• Work instructions
State the number of lines where "matplotlib" appears. Add nothing else.

• Data segment

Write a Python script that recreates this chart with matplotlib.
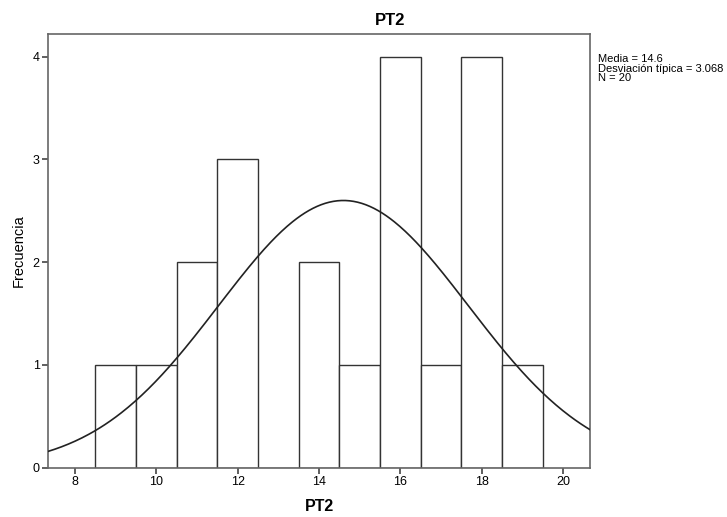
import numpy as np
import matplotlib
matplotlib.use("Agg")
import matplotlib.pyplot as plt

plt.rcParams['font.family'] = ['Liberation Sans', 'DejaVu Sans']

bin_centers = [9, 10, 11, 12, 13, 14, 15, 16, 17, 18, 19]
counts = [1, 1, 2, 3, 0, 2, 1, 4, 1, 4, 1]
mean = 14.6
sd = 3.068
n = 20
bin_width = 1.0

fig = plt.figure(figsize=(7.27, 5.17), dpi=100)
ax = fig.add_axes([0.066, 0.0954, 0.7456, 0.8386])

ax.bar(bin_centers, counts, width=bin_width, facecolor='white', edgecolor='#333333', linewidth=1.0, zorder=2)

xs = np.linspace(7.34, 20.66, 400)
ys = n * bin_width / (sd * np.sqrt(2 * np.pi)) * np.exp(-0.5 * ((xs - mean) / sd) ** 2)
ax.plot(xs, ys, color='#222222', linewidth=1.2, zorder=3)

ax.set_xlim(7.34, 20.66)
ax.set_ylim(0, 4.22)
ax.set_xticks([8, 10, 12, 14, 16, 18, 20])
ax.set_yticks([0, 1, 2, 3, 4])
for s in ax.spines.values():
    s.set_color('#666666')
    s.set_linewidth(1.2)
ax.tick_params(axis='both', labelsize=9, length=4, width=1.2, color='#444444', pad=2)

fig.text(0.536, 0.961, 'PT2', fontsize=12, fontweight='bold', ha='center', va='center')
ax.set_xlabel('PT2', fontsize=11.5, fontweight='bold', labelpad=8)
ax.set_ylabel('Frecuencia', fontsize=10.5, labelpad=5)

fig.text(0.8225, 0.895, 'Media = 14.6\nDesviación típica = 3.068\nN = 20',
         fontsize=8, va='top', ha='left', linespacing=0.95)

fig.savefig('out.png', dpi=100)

• Complete output
4